Nous pouvons aussi citer en ce sens les motifs d'un arrêt de la cour de cassation de Belgique. L'arrêt avait à se prononcer sur la validité d'une citation en matière de police. Il déclare nulle la citation faite par un huissier du tribunal de première instance de l'arrondissement, non spécialement attaché au tribunal de simple police du canton. 4 novembre 1840 (Pas., 40, 1, p. 77).

L'arrêt après avoir mentionné les lois qui établissent des huissiers spéciaux près des justices de paix, se base, entre autres motifs, sur ce que dans l'art. 145 du code d'instruction criminelle, le législateur n'a pas eu l'intention d'abroger pour la simple police une institution qui avait été maintenue pour toutes les autres branches de juridiction des juges de paix... » L'arrêt se termine par cette dernière considération, «que c'est un principe irréfragable que les actes faits par les fonetionnaires publics hors du cercle de leurs attributions sont nuls, sans que la nullité ait besoin d'être expressément prononcée par la loi. »

Ces motifs indiquent clairement que, pour la cour de cassation de Belgique, la nullité de la citation ne pouvait faire doute en matière civile pas plus qu'en matière de police (1).

523. La nouvelle législation française contient quant aux huissiers une disposition trèsdifférente de celle de la loi belge.

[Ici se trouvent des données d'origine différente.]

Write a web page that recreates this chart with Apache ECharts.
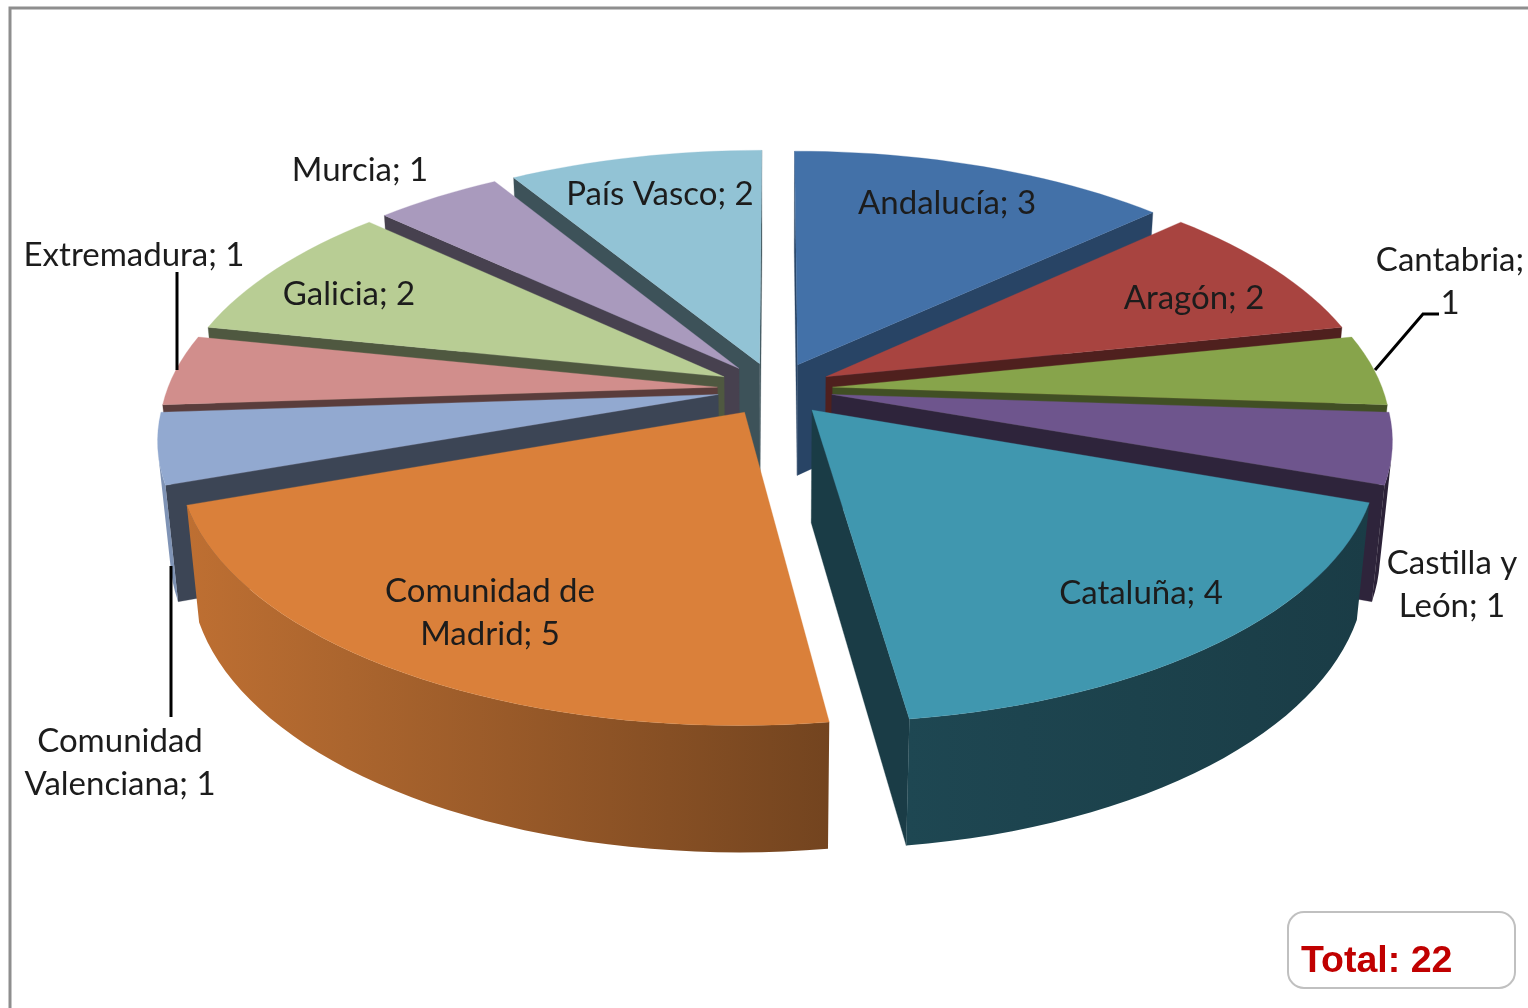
<!DOCTYPE html>
<html><head><meta charset="utf-8">
<style>html,body{margin:0;padding:0;background:#fff}#c{width:1528px;height:1008px}</style>
<script src="https://cdn.jsdelivr.net/npm/echarts@6/dist/echarts.min.js"></script>
</head><body><div id="c"></div>
<script>
// ---- data ----
const names = ['Andalucía','Aragón','Cantabria','Castilla y\nLeón','Cataluña','Comunidad de\nMadrid','Comunidad\nValenciana','Extremadura','Galicia','Murcia','País Vasco'];
const values = [3,2,1,1,4,5,1,1,2,1,2];
const totalText = 'Total: 22';
const separators = ['; ','; ',';\n','; ','; ','; ','; ','; ','; ','; ','; '];
const colors = ['#4371A8','#A84440','#87A44B','#6E558D','#4097AF','#DA803A','#92A9D0','#D18E8C','#B8CD94','#A99ABD','#92C3D5'];
const wallShades = [.6,.47,.48,.42,.4,.4,.41,.43,.43,.42,.42];
// label centres in pixels
const labelPos = [[947,203],[1194,298],[1450,282],[1452,585],[1141,593],[490,613],[120,763],[134,255],[349,294],[360,170],[660,194]];

// ---- projection of the exploded, tilted disc ----
const CX=775, CY=389, RX=550, RY=255, KZ=0.16, KD=0.02, H=114, EXPLODE=0.105;
const total = values.reduce((a,b)=>a+b,0);
const starts=[]; values.reduce((s,v,i)=>{starts[i]=s;return s+v;},0);
const midCos = values.map((v,i)=>Math.cos((starts[i]+v/2)/total*2*Math.PI));
const order = values.map((v,i)=>i).sort((a,b)=>midCos[b]-midCos[a]);
function proj(X,Z,D){const p=1/(1+KZ*Z+KD*D);return [CX+RX*X*p, CY-RY*Z*p+H*D*p];}
function area(pts){let a=0;for(let i=0;i<pts.length;i++){const q=pts[(i+1)%pts.length];a+=pts[i][0]*q[1]-q[0]*pts[i][1];}return a;}
function shade(hex,f){const n=parseInt(hex.slice(1),16);return 'rgb('+[(n>>16)&255,(n>>8)&255,n&255].map(c=>Math.round(c*f)).join(',')+')';}
// rim lighting falls off from left to right across the picture
function rimFactor(x){
  const stops=[[190,.87],[826,.53],[908,.47],[1360,.40]];
  if(x<=stops[0][0]) return stops[0][1];
  for(let i=1;i<stops.length;i++){if(x<=stops[i][0]){const a=stops[i-1],b=stops[i];return a[1]+(b[1]-a[1])*(x-a[0])/(b[0]-a[0]);}}
  return .40;
}
function renderItem(params){
  const i=params.dataIndex, a0=starts[i]/total*2*Math.PI, a1=(starts[i]+values[i])/total*2*Math.PI, m=(a0+a1)/2;
  const ox=EXPLODE*Math.sin(m), oz=EXPLODE*Math.cos(m), rank=order.indexOf(i), base=rank*10+1;
  const seg=Math.max(6,Math.ceil((a1-a0)/(Math.PI/90)));
  const rim=[]; for(let s=0;s<=seg;s++){const t=a0+(a1-a0)*s/seg;rim.push([ox+Math.sin(t),oz+Math.cos(t),t]);}
  const ground=[[ox,oz,null]].concat(rim);
  const top=ground.map(g=>proj(g[0],g[1],0));
  const topArea=area(top);
  const children=[];
  const n=ground.length;
  const visRim=[];
  for(let k=0;k<n;k++){
    const g1=ground[k], g2=ground[(k+1)%n];
    const quad=[proj(g2[0],g2[1],0),proj(g1[0],g1[1],0),proj(g1[0],g1[1],1),proj(g2[0],g2[1],1)];
    if(area(quad)*topArea<=0) continue;
    if(g1[2]!==null&&g2[2]!==null){ if(!visRim.length) visRim.push(g1); visRim.push(g2); continue; }
    const col=shade(colors[i],wallShades[i]);
    children.push({type:'polygon',shape:{points:quad},z2:base,style:{fill:col,stroke:col,lineWidth:.3}});
  }
  if(visRim.length>1){
    const upper=visRim.map(g=>proj(g[0],g[1],0)), lower=visRim.map(g=>proj(g[0],g[1],1)).reverse();
    const pts=upper.concat(lower), xs=pts.map(p=>p[0]), xMin=Math.min(...xs), xMax=Math.max(...xs);
    const stops=[0,.25,.5,.75,1].map(o=>({offset:o,color:shade(colors[i],rimFactor(xMin+(xMax-xMin)*o))}));
    const fill={type:'linear',x:xMin,y:0,x2:xMax,y2:0,global:true,colorStops:stops};
    children.push({type:'polygon',shape:{points:pts},z2:base,style:{fill}});
  }
  children.push({type:'polygon',shape:{points:top},z2:base+1,style:{fill:colors[i],stroke:colors[i],lineWidth:.3}});
  children.push({type:'text',z2:500,x:labelPos[i][0],y:labelPos[i][1],
    style:{text:names[i]+separators[i]+values[i],fontFamily:'Lato',fontSize:33,lineHeight:43,fill:'#1c1c1c',align:'center',verticalAlign:'middle'}});
  return {type:'group',children};
}
const chart=echarts.init(document.getElementById('c'),null,{renderer:'canvas'});
chart.setOption({
  animation:false,backgroundColor:'#fff',
  series:[{type:'custom',coordinateSystem:'none',silent:true,renderItem,data:values.map((v,i)=>[i,v])}],
  graphic:[
    {type:'polyline',z:0,shape:{points:[[10,1010],[10,8],[1530,8]]},style:{fill:null,stroke:'#8e8e8e',lineWidth:3}},
    {type:'polyline',z:20,shape:{points:[[177,272],[177,370]]},style:{fill:null,stroke:'#000',lineWidth:3}},
    {type:'polyline',z:20,shape:{points:[[1439,314],[1423,314],[1375,370]]},style:{fill:null,stroke:'#000',lineWidth:3}},
    {type:'polyline',z:20,shape:{points:[[171,566],[171,717]]},style:{fill:null,stroke:'#000',lineWidth:3}},
    {type:'rect',z:20,shape:{x:1288,y:912,width:227,height:76,r:16},style:{fill:'#fff',stroke:'#c0c0c0',lineWidth:2}},
    {type:'text',z:21,x:1301,y:962,style:{text:totalText,fontFamily:'Liberation Sans',fontWeight:'bold',fontSize:37.5,fill:'#C00000',verticalAlign:'middle'}}
  ]
});
</script></body></html>
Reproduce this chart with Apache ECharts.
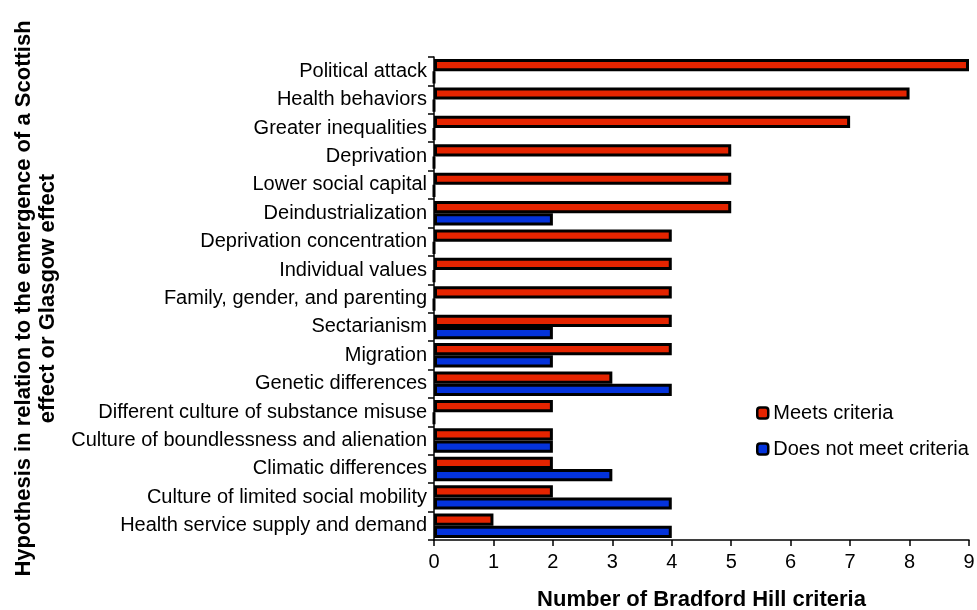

L'art. 16 de la loi du 25 mai 1838 porte en effet: Tous les huissiers d'un même canton auront le droit de donner toutes les citations et de faire tous les actes devant la justice de paix. Dans les villes où il y a plusieurs justices de paix, les huissiers exploitent concurremment dans le ressort de la juridiction assignée à leur rési

(1) La nullité de l'exploit de citation en matière de police n'existe pas dans le cas dont nous parlons d'après la jurisprudence de la cour de cassation de France. Voy. la note sous l'arrêt du 4 nov. 1840 (Pas., 1841, 1, p. 77 et 78).